High-level cognition in action under naturalistic settings
In real-world contexts, we do not only passively receive information but also actively explore the environment by interacting with biological entities and social agents and make hierarchical strategic planning to achieve behavioral goals and adaptively update them online. To examine such high-level cognitive processes linked to ecological brain functions, we are currently developing a range of interactive Minecraft-based 3D video game tasks in which subjects engage in active social interactions, strategic planning through hierarchically organized subgoals, and adaptive online strategy updates while navigating the virtual world. By creating interactive tasks in naturalistic environment, we aim to examine cognition and behaviors that occur beyond the laboratory settings and deepen our understanding of complex high-level cognitive functions and adaptive behaviors in a complex, multidimensional world.

Spatial foraging
Foraging, a successive action of seeking reward that yields the greatest long-term benefit, involves a complex cognitive process that can be found in creatures as diverse as insects and primates. Building an efficient foraging strategy inside a naturalistic environment requires navigation, memory and successive economic decision making. Yet, it is not well known how humans explore and exploit spatial regularity of rewards distributed inside a naturalistic 3D world for their optimal foraging. Using fMRI and Minecraft-based interactive games, we aim to seek how human transform external value into a foraging action under given environmental states and behavioral goals.

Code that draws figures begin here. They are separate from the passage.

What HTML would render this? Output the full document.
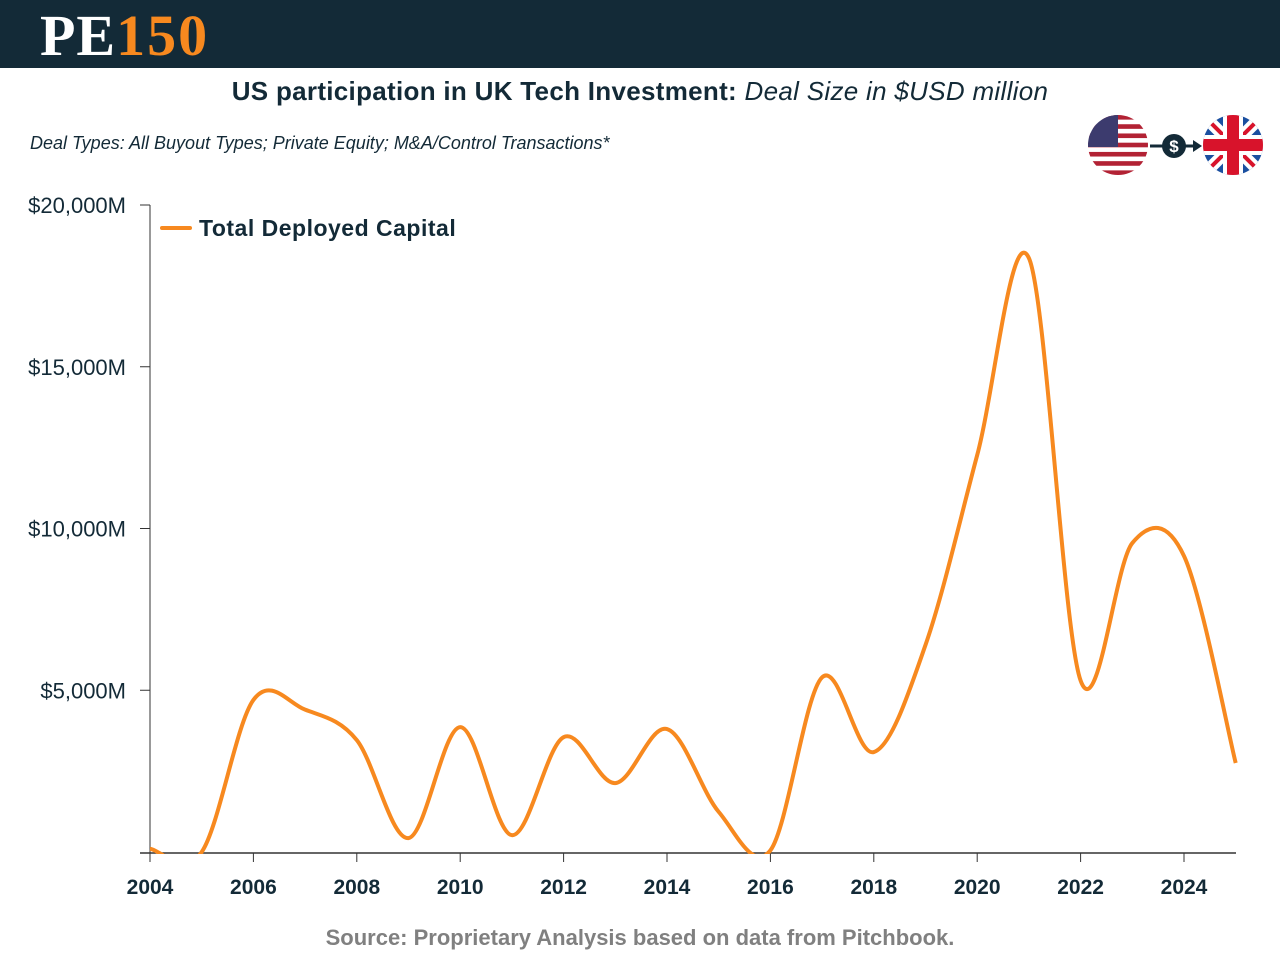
<!DOCTYPE html>
<html><head><meta charset="utf-8"><style>
body{margin:0;width:1280px;height:960px;background:#fff;font-family:"Liberation Sans",sans-serif;overflow:hidden;position:relative}
#hdr{position:absolute;left:0;top:0;width:1280px;height:68px;background:#132a37}
#logo{position:absolute;left:40px;top:2px;font-family:"Liberation Serif",serif;font-weight:bold;font-size:58px;letter-spacing:1px;color:#fff}
#logo span{color:#f7891f;letter-spacing:2px}
#title{position:absolute;top:76px;width:1280px;text-align:center;font-size:26px;color:#132a37;letter-spacing:0.3px}
#sub{position:absolute;left:30px;top:133px;font-size:18px;font-style:italic;color:#132a37}
#src{position:absolute;top:925px;width:1280px;text-align:center;font-size:22px;font-weight:bold;color:#808080}
svg{position:absolute;left:0;top:0}
</style></head><body>
<div id="hdr"><div id="logo">PE<span>150</span></div></div>
<div id="title"><b>US participation in UK Tech Investment:</b> <i>Deal Size in $USD million</i></div>
<div id="sub">Deal Types: All Buyout Types; Private Equity; M&amp;A/Control Transactions*</div>
<div id="src">Source: Proprietary Analysis based on data from Pitchbook.</div>
<svg width="1280" height="960" id="chart">
<defs>
<clipPath id="cu"><circle cx="1118" cy="145" r="30"/></clipPath>
<clipPath id="ck"><circle cx="1233" cy="145" r="30"/></clipPath>
<clipPath id="cp"><rect x="140" y="190" width="1110" height="664"/></clipPath>
</defs>
<g clip-path="url(#cu)">
<rect x="1088" y="115" width="60" height="60" fill="#fff"/>
<g id="stripes"></g>
<rect x="1088" y="115" width="30" height="32" fill="#3c3b6e"/>
</g>
<g>
<line x1="1150" y1="146" x2="1195" y2="146" stroke="#132a37" stroke-width="3"/>
<polygon points="1193,140 1202,146 1193,152" fill="#132a37"/>
<circle cx="1174" cy="146" r="12" fill="#132a37"/>
<text x="1174" y="152" text-anchor="middle" font-size="17" font-weight="bold" fill="#fff">$</text>
</g>
<g clip-path="url(#ck)">
<rect x="1203" y="115" width="60" height="60" fill="#1a4fa0"/>
<line x1="1203" y1="115" x2="1263" y2="175" stroke="#fff" stroke-width="12"/>
<line x1="1263" y1="115" x2="1203" y2="175" stroke="#fff" stroke-width="12"/>
<line x1="1203" y1="115" x2="1263" y2="175" stroke="#d8132b" stroke-width="4"/>
<line x1="1263" y1="115" x2="1203" y2="175" stroke="#d8132b" stroke-width="4"/>
<rect x="1223" y="115" width="20" height="60" fill="#fff"/><rect x="1203" y="135" width="60" height="20" fill="#fff"/>
<rect x="1227" y="115" width="12" height="60" fill="#d8132b"/><rect x="1203" y="139" width="60" height="12" fill="#d8132b"/>
</g>
<g id="axes"></g>
<g id="plot" clip-path="url(#cp)"></g>
<g>
<line x1="162" y1="228" x2="190" y2="228" stroke="#f7891f" stroke-width="4" stroke-linecap="round"/>
<text x="199" y="236" font-size="23" font-weight="bold" fill="#132a37" letter-spacing="0.5">Total Deployed Capital</text>
</g>
</svg>
<script>
const years=[2004,2005,2006,2007,2008,2009,2010,2011,2012,2013,2014,2015,2016,2017,2018,2019,2020,2021,2022,2023,2024,2025];
const values=[100,0,4700,4400,3460,430,3860,520,3550,2130,3800,1240,50,5400,3090,6400,12270,18360,5300,9550,9150,2750];
const yTicks=[5000,10000,15000,20000];
const yTickLabels=["$5,000M","$10,000M","$15,000M","$20,000M"];
const xTicks=[2004,2006,2008,2010,2012,2014,2016,2018,2020,2022,2024];
const NS="http://www.w3.org/2000/svg";
const x=v=>150+(v-2004)*(1184-150)/20;
const y=v=>852-v*(852-205)/20000;
function mk(t,a,p){const e=document.createElementNS(NS,t);for(const k in a)e.setAttribute(k,a[k]);p.appendChild(e);return e;}
const st=document.getElementById('stripes');
for(let i=0;i<13;i+=2){mk('rect',{x:1088,y:115+i*60/13,width:60,height:60/13,fill:'#b22234'},st);}
const ax=document.getElementById('axes');
const ya=mk('line',{x1:150,y1:205,x2:150,y2:853,stroke:'#333','stroke-width':1},ax);


const xa=mk('line',{x1:140,y1:853,x2:1236,y2:853,stroke:'#333','stroke-width':1.5},ax);


yTicks.forEach((v,i)=>{
 mk('line',{x1:140,y1:y(v),x2:150,y2:y(v),stroke:'#333'},ax);
 const t=mk('text',{x:126,y:y(v)+8,'text-anchor':'end','font-size':22,fill:'#132a37'},ax);
 t.textContent=yTickLabels[i];
 
 
});
xTicks.forEach(v=>{
 mk('line',{x1:x(v),y1:853,x2:x(v),y2:862,stroke:'#333'},ax);
 const t=mk('text',{x:x(v),y:894,'text-anchor':'middle','font-size':21,'font-weight':'bold',fill:'#132a37'},ax);
 t.textContent=v;
 
 
});
const pts=years.map((yr,i)=>[x(yr),y(values[i])]);
let d=`M${pts[0][0]},${pts[0][1]}`;
for(let i=0;i<pts.length-1;i++){
 const p0=pts[Math.max(i-1,0)],p1=pts[i],p2=pts[i+1],p3=pts[Math.min(i+2,pts.length-1)];
 const c1=[p1[0]+(p2[0]-p0[0])/6,p1[1]+(p2[1]-p0[1])/6];
 const c2=[p2[0]-(p3[0]-p1[0])/6,p2[1]-(p3[1]-p1[1])/6];
 d+=` C${c1[0]},${c1[1]} ${c2[0]},${c2[1]} ${p2[0]},${p2[1]}`;
}
const ln=mk('path',{d:d,fill:'none',stroke:'#f7891f','stroke-width':4,'stroke-linejoin':'round'},document.getElementById('plot'));


</script>
</body></html>
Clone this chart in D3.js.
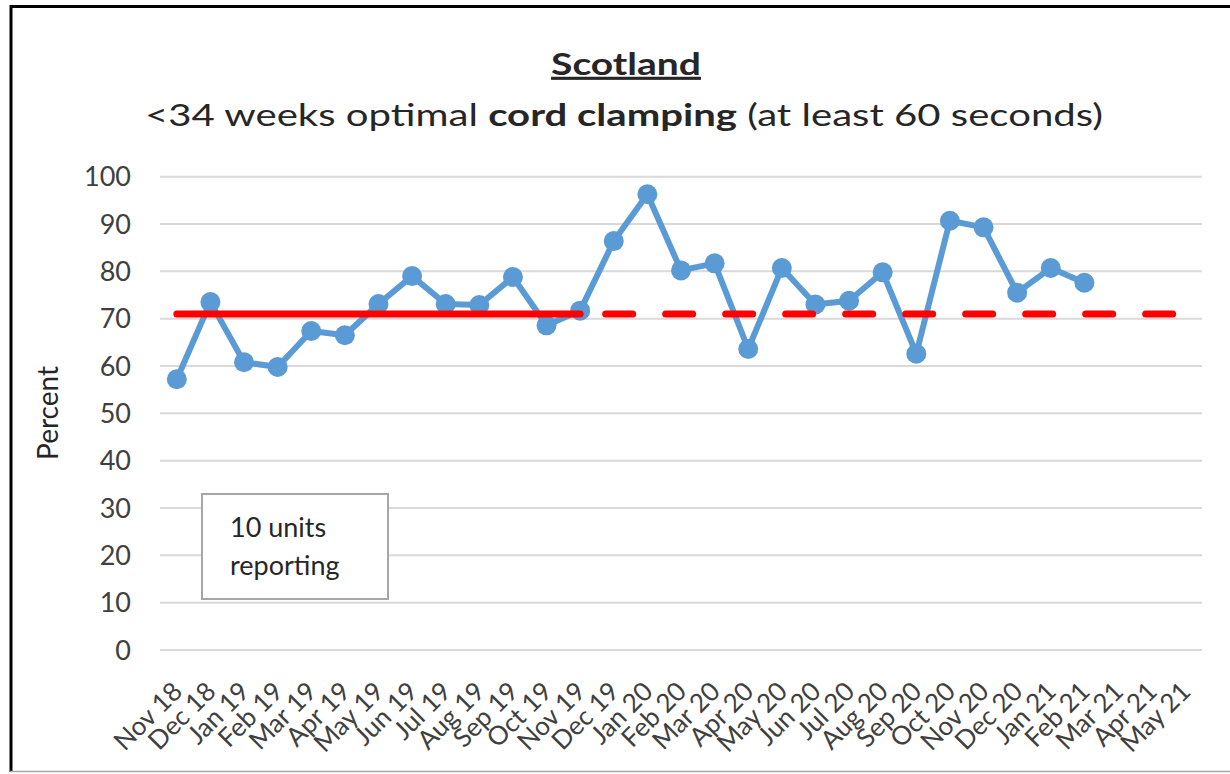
<!DOCTYPE html>
<html>
<head>
<meta charset="utf-8">
<script src="https://cdn.jsdelivr.net/npm/d3@7"></script>
<style>
    body { margin: 0; background: #fff; }
    svg { display: block; font-family: Lato, "Open Sans", sans-serif; }
</style>
</head>
<body>
<div id="chart"></div>
<script>
// Month categories on the x axis
const months = ['Nov 18', 'Dec 18', 'Jan 19', 'Feb 19', 'Mar 19', 'Apr 19', 'May 19', 'Jun 19',
    'Jul 19', 'Aug 19', 'Sep 19', 'Oct 19', 'Nov 19', 'Dec 19', 'Jan 20', 'Feb 20', 'Mar 20',
    'Apr 20', 'May 20', 'Jun 20', 'Jul 20', 'Aug 20', 'Sep 20', 'Oct 20', 'Nov 20', 'Dec 20',
    'Jan 21', 'Feb 21', 'Mar 21', 'Apr 21', 'May 21'];

// Percent with optimal cord clamping (Nov 18 - Feb 21)
const percent = [57.2, 73.5, 60.8, 59.8, 67.4, 66.5, 73.1, 79.0, 73.1, 72.9, 78.8, 68.6, 71.7,
    86.4, 96.3, 80.2, 81.7, 63.6, 80.7, 73.0, 73.8, 79.8, 62.6, 90.7, 89.3, 75.5, 80.7, 77.6];

// Median: baseline period (solid) and extended (dashed)
const medianValue = 71;
const baselineMonths = months.slice(0, 13);
const extendedMonths = months.slice(12);

const yTicks = [0, 10, 20, 30, 40, 50, 60, 70, 80, 90, 100];

const W = 1230, H = 774;
const plot = { left: 160, right: 1202, top: 176.7, bottom: 650 };

const svg = d3.select('#chart').append('svg')
    .attr('width', W)
    .attr('height', H);

// Frame
svg.append('line').attr('x1', 11).attr('x2', 11).attr('y1', 5).attr('y2', 772)
    .attr('stroke', '#000').attr('stroke-width', 3);
svg.append('line').attr('x1', 10).attr('x2', W).attr('y1', 6.5).attr('y2', 6.5)
    .attr('stroke', '#000').attr('stroke-width', 3);
svg.append('line').attr('x1', 10).attr('x2', W).attr('y1', 771.5).attr('y2', 771.5)
    .attr('stroke', '#a6a6a6').attr('stroke-width', 1.5);

// Scales
const x = d3.scaleBand().domain(months).range([plot.left, plot.right]);
const cx = m => x(m) + x.bandwidth() / 2;
const y = d3.scaleLinear().domain([0, 100]).range([plot.bottom, plot.top]);

// Gridlines
svg.append('g').selectAll('line').data(yTicks).enter().append('line')
    .attr('x1', plot.left).attr('x2', plot.right)
    .attr('y1', d => y(d)).attr('y2', d => y(d))
    .attr('stroke', '#d9d9d9').attr('stroke-width', 2);

// Y tick labels
svg.append('g').selectAll('text').data(yTicks).enter().append('text')
    .attr('x', 131).attr('y', d => y(d)).attr('dy', '0.36em')
    .attr('text-anchor', 'end')
    .attr('font-size', 27).attr('fill', '#404040')
    .text(d => d);

// Y axis title
svg.append('text')
    .attr('transform', 'translate(58,413) rotate(-90)')
    .attr('text-anchor', 'middle')
    .attr('font-size', 28).attr('fill', '#262626')
    .text('Percent');

// X tick labels, rotated
svg.append('g').selectAll('text').data(months).enter().append('text')
    .attr('transform', d => `translate(${cx(d) + 7},693) rotate(-45)`)
    .attr('text-anchor', 'end')
    .attr('font-size', 26).attr('fill', '#404040')
    .text(d => d);

// Text box
svg.append('rect')
    .attr('x', 202).attr('y', 494).attr('width', 186).attr('height', 105)
    .attr('fill', '#fff').attr('stroke', '#a6a6a6').attr('stroke-width', 2);
svg.append('text').attr('x', 230).attr('y', 537)
    .attr('font-size', 27).attr('fill', '#262626').text('10 units');
svg.append('text').attr('x', 230).attr('y', 575)
    .attr('font-size', 27).attr('fill', '#262626').text('reporting');

// Data line
const line = d3.line().x((d, i) => cx(months[i])).y(d => y(d));
svg.append('path')
    .datum(percent)
    .attr('fill', 'none')
    .attr('stroke', '#5b9bd5')
    .attr('stroke-width', 6)
    .attr('stroke-linejoin', 'round')
    .attr('d', line);

svg.append('g').selectAll('circle').data(percent).enter().append('circle')
    .attr('cx', (d, i) => cx(months[i]))
    .attr('cy', d => y(d))
    .attr('r', 10)
    .attr('fill', '#5b9bd5');

// Median lines (drawn on top)
const medLine = d3.line().x(m => cx(m)).y(() => y(medianValue));
svg.append('path')
    .datum(baselineMonths)
    .attr('fill', 'none')
    .attr('stroke', '#ff0000')
    .attr('stroke-width', 7)
    .attr('stroke-linecap', 'round')
    .attr('d', medLine);
svg.append('path')
    .datum(extendedMonths)
    .attr('fill', 'none')
    .attr('stroke', '#ff0000')
    .attr('stroke-width', 7)
    .attr('stroke-linecap', 'round')
    .attr('stroke-dasharray', '27,33')
    .attr('stroke-dashoffset', 34.5)
    .attr('d', medLine);

// Titles, stretched horizontally to the reference width
function fitText(sel, centerX, baseY, targetWidth) {
    const w = sel.node().getBBox().width;
    sel.attr('transform', `translate(${centerX},${baseY}) scale(${targetWidth / w},1)`);
}

const title = svg.append('text')
    .attr('text-anchor', 'middle')
    .attr('font-size', 31).attr('font-weight', 'bold').attr('fill', '#262626')
    .style('text-decoration', 'underline')
    .text('Scotland');
fitText(title, 626, 75, 150);

const sub = svg.append('text')
    .attr('text-anchor', 'middle')
    .attr('font-size', 30).attr('fill', '#262626');
sub.append('tspan').text('<34 weeks optimal ');
sub.append('tspan').attr('font-weight', 'bold').text('cord clamping');
sub.append('tspan').text(' (at least 60 seconds)');
fitText(sub, 624, 126, 958);
</script>
</body>
</html>
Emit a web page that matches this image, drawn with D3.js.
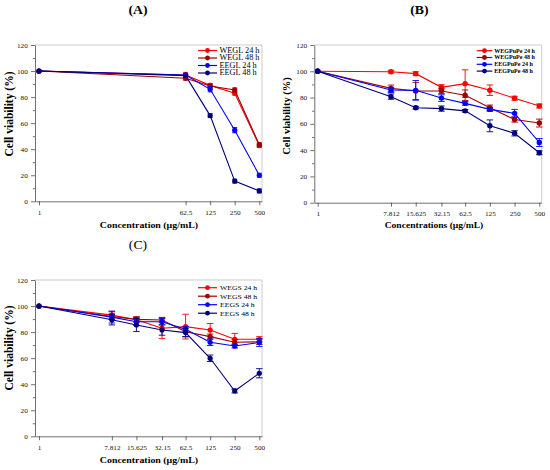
<!DOCTYPE html>
<html><head><meta charset="utf-8">
<script src="https://cdn.jsdelivr.net/npm/d3@7"></script>
<style>body{margin:0;background:#fff}svg{display:block}</style>
</head><body>
<svg id="c" width="550" height="470"></svg>
<script>
// ---------------- DATA ----------------
const concA = [1, 62.5, 125, 250, 500];
const labelsA = ["1", "62.5", "125", "250", "500"];
const concBC = [1, 7.812, 15.625, 32.15, 62.5, 125, 250, 500];
const labelsBC = ["1", "7.812", "15.625", "32.15", "62.5", "125", "250", "500"];
const yTicks = [0, 20, 40, 60, 80, 100, 120];
const yMinor = [10, 30, 50, 70, 90, 110];

const namesA = ["WEGL 24 h", "WEGL 48 h", "EEGL 24 h", "EEGL 48 h"];
const WEGL24 = [100, 97, 89, 83, 42.8];
const WEGL24err = [0, 2, 1.5, 1.5, 1.5];
const WEGL48 = [100, 94.5, 88.5, 85.5, 43.5];
const WEGL48err = [0, 1.5, 1.5, 1.5, 1.5];
const EEGL24 = [100, 97, 86, 54.6, 20];
const EEGL24err = [0, 1, 2, 2, 1.5];
const EEGL48 = [100, 96.5, 65.8, 15.5, 8];
const EEGL48err = [0, 1, 1.5, 1.5, 1.5];

const namesB = ["WEGPuPe 24 h", "WEGPuPe 48 h", "EEGPuPe 24 h", "EEGPuPe 48 h"];
const WEGPuPe24 = [100, 99.7, 98.2, 87.8, 90.6, 85.6, 79.5, 73.6];
const WEGPuPe24err = [0, 1, 1.5, 2, 10.5, 4, 1.5, 1.5];
const WEGPuPe48 = [100, 87, 85, 85, 81.8, 72.3, 63.3, 60.6];
const WEGPuPe48err = [0, 2.5, 6.5, 2, 4, 2, 2, 3];
const EEGPuPe24 = [100, 85.8, 85.5, 79.6, 75.6, 71, 68, 45.8];
const EEGPuPe24err = [0, 2, 7.5, 2.5, 1.5, 1.5, 3, 3];
const EEGPuPe48 = [100, 80.7, 72.3, 71.6, 69.9, 58.5, 52.8, 38];
const EEGPuPe48err = [0, 2, 1, 2, 1, 4.5, 2, 1.5];

const namesC = ["WEGS 24 h", "WEGS 48 h", "EEGS 24 h", "EEGS 48 h"];
const WEGS24 = [100, 93, 89.5, 83, 84.2, 81.6, 74.5, 74.5];
const WEGS24err = [0, 3, 2, 8, 9.5, 5, 4.5, 2];
const WEGS48 = [100, 92, 89.8, 89.3, 80.3, 76.5, 72.2, 72.5];
const WEGS48err = [0, 2.5, 2, 2, 4, 2, 2, 2];
const EEGS24 = [100, 91.5, 88, 88, 82.1, 72.2, 69.3, 72];
const EEGS24err = [0, 4.5, 3, 2.5, 2, 2.5, 1.5, 3];
const EEGS48 = [100, 89.5, 85.5, 81.6, 79.6, 59.9, 34.8, 48.4];
const EEGS48err = [0, 4, 5, 4, 3, 2.5, 1.5, 3.5];

const colors = ["#ff0000", "#a00000", "#0000ff", "#00007a"];

// ---------------- DRAW ----------------
const FONT = "'Liberation Serif','Times New Roman',serif";
const SX = 1.1;
const svg = d3.select("#c");

function sText(x, y, str, size, weight, anchor, rot) {
  const t = svg.append("text")
    .attr("transform", rot ? `translate(${x},${y}) rotate(-90)` : `translate(${x},${y}) scale(${SX},1)`)
    .attr("text-anchor", anchor || "middle")
    .attr("font-family", FONT).attr("font-size", size)
    .attr("font-weight", weight || "normal").attr("fill", "#000")
    .text(str);
  return t;
}

function panel(p) {
  const base = d3.scaleLog().base(2).domain([1, 500]).range([p.xFirst, p.xLast]);
  const x = d3.scaleLog().base(2).domain([base.invert(p.x0), base.invert(p.xEnd)]).range([p.x0, p.xEnd]);
  const y = d3.scaleLinear().domain([0, 120]).range([p.bottom, p.top]);
  const g = svg.append("g");

  // frame (top and right)
  g.append("path").attr("d", `M${p.x0},${p.top}H${p.xEnd}V${p.bottom}`)
    .attr("fill", "none").attr("stroke", "#b8b8b8").attr("stroke-width", 0.7);

  // y axis
  const ya = g.append("g").attr("transform", `translate(${p.x0},0)`)
    .call(d3.axisLeft(y).tickValues(yTicks).tickSize(4).tickSizeOuter(0).tickPadding(2.5));
  const ym = g.append("g").attr("transform", `translate(${p.x0},0)`)
    .call(d3.axisLeft(y).tickValues(yMinor).tickSize(2.2).tickSizeOuter(0).tickFormat(""));
  ym.select(".domain").remove();
  // x axis
  const xa = g.append("g").attr("transform", `translate(0,${p.bottom})`)
    .call(d3.axisBottom(x).tickValues(p.conc).tickFormat((d, i) => p.labels[i])
      .tickSize(4).tickSizeOuter(0).tickPadding(5));
  [ya, ym, xa].forEach(a => {
    a.selectAll("path,line").attr("stroke", "#333").attr("stroke-width", 0.7);
    a.selectAll("text").attr("font-family", FONT).attr("font-size", 6.6).attr("fill", "#111")
      .attr("transform", `scale(${SX},1)`);
  });
  xa.selectAll("text").attr("x", 0);

  // series
  const line = d3.line().x((d, i) => x(p.conc[i])).y(d => y(d));
  p.series.forEach((s, k) => {
    const c = colors[k];
    g.append("path").datum(s.v).attr("d", line)
      .attr("fill", "none").attr("stroke", c).attr("stroke-width", 1.1);
    const eb = g.append("g").attr("stroke", c).attr("stroke-width", 0.9);
    s.v.forEach((v, i) => {
      const e = s.e[i];
      if (!e) return;
      const cx = x(p.conc[i]);
      eb.append("line").attr("x1", cx).attr("x2", cx).attr("y1", y(v - e)).attr("y2", y(v + e));
      [v - e, v + e].forEach(w => eb.append("line")
        .attr("x1", cx - p.cap / 2).attr("x2", cx + p.cap / 2).attr("y1", y(w)).attr("y2", y(w)));
    });
    g.append("g").selectAll("circle").data(s.v).join("circle")
      .attr("cx", (d, i) => x(p.conc[i])).attr("cy", d => y(d)).attr("r", p.r).attr("fill", c);
  });

  // legend
  const L = p.legend;
  p.names.forEach((n, k) => {
    const yy = L.y + k * L.dy;
    svg.append("line").attr("x1", L.x1).attr("x2", L.x2).attr("y1", yy).attr("y2", yy)
      .attr("stroke", colors[k]).attr("stroke-width", 1.2);
    svg.append("circle").attr("cx", (L.x1 + L.x2) / 2).attr("cy", yy).attr("r", L.r).attr("fill", colors[k]);
    sText(L.tx, yy + L.size * 0.33, n, L.size, L.weight, "start");
  });

  // titles and labels
  sText(p.title.x, p.title.y, p.title.t, 12.5, p.title.w, "middle");
  sText(p.xl.x, p.xl.y, p.xl.t, p.xl.size, "bold", "middle");
  sText(p.yl.x, p.yl.y, "Cell viability (%)", p.yl.size, "bold", "middle", true);
}

panel({
  x0: 35, xFirst: 39, xLast: 259.3, xEnd: 262, top: 45, bottom: 201.3,
  conc: concA, labels: labelsA, cap: 5, r: 2.6, names: namesA,
  series: [{v: WEGL24, e: WEGL24err}, {v: WEGL48, e: WEGL48err}, {v: EEGL24, e: EEGL24err}, {v: EEGL48, e: EEGL48err}],
  legend: {x1: 198, x2: 217, y: 50.5, dy: 7.5, tx: 219.5, size: 7.5, weight: "normal", r: 2.4},
  title: {x: 138, y: 14, t: "(A)", w: "bold"},
  xl: {x: 149, y: 227.7, t: "Concentration (µg/mL)", size: 9},
  yl: {x: 12.5, y: 114, size: 11.5}
});

panel({
  x0: 314.3, xFirst: 317.7, xLast: 539.3, xEnd: 541.7, top: 45, bottom: 202.7,
  conc: concBC, labels: labelsBC, cap: 6.5, r: 2.7, names: namesB,
  series: [{v: WEGPuPe24, e: WEGPuPe24err}, {v: WEGPuPe48, e: WEGPuPe48err}, {v: EEGPuPe24, e: EEGPuPe24err}, {v: EEGPuPe48, e: EEGPuPe48err}],
  legend: {x1: 476.7, x2: 492.3, y: 50.7, dy: 6.8, tx: 494.3, size: 5.5, weight: "bold", r: 2.4},
  title: {x: 419.3, y: 14, t: "(B)", w: "bold"},
  xl: {x: 434, y: 227.7, t: "Concentrations (µg/mL)", size: 8.7},
  yl: {x: 290, y: 116, size: 10.5}
});

panel({
  x0: 35, xFirst: 39, xLast: 259.3, xEnd: 262, top: 280, bottom: 436.3,
  conc: concBC, labels: labelsBC, cap: 6.5, r: 2.6, names: namesC,
  series: [{v: WEGS24, e: WEGS24err}, {v: WEGS48, e: WEGS48err}, {v: EEGS24, e: EEGS24err}, {v: EEGS48, e: EEGS48err}],
  legend: {x1: 198, x2: 217, y: 287.7, dy: 8.5, tx: 220, size: 7, weight: "normal", r: 2.4},
  title: {x: 138, y: 248.5, t: "(C)", w: "normal"},
  xl: {x: 149, y: 462.7, t: "Concentration (µg/mL)", size: 9},
  yl: {x: 12.5, y: 348, size: 11.5}
});
</script>
</body></html>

Hierarchical action planning
How do humans plan and perform hierarchically organized strategic actions to solve complex tasks? In a multi-dimensional environment, a single action may not directly lead to the final goal and reward. To achieve the final goal, it often needs to be decomposed into sub-goals and further into primitive actions. It is not well known how humans can substitute complex goals and actions with a less-complex structure and link them to an intrinsic reward system. Using fMRI and Minecraft-based interactive games, we aim to study high-level cognitive processes that are required to plan and perform multi-stage, hierarchical actions to achieve intended goals in a complex environment.


Social cognition
In everyday life, humans continuously learn complex relationships between objects (e.g., object network) or agents (e.g., social network). People can represent such relational knowledge as a form of “cognitive map” and infer the meaning of novel items using this map structure. Cognitive maps have been studied in many knowledge domains, such as spatial location, object identity, abstract knowledge, and social relationship. Using fMRI and Minecraft-based interactive games, we focus on how people learn and construct complex relational knowledge structures and what commonalities and differences exist in neural representations of social and non-social information.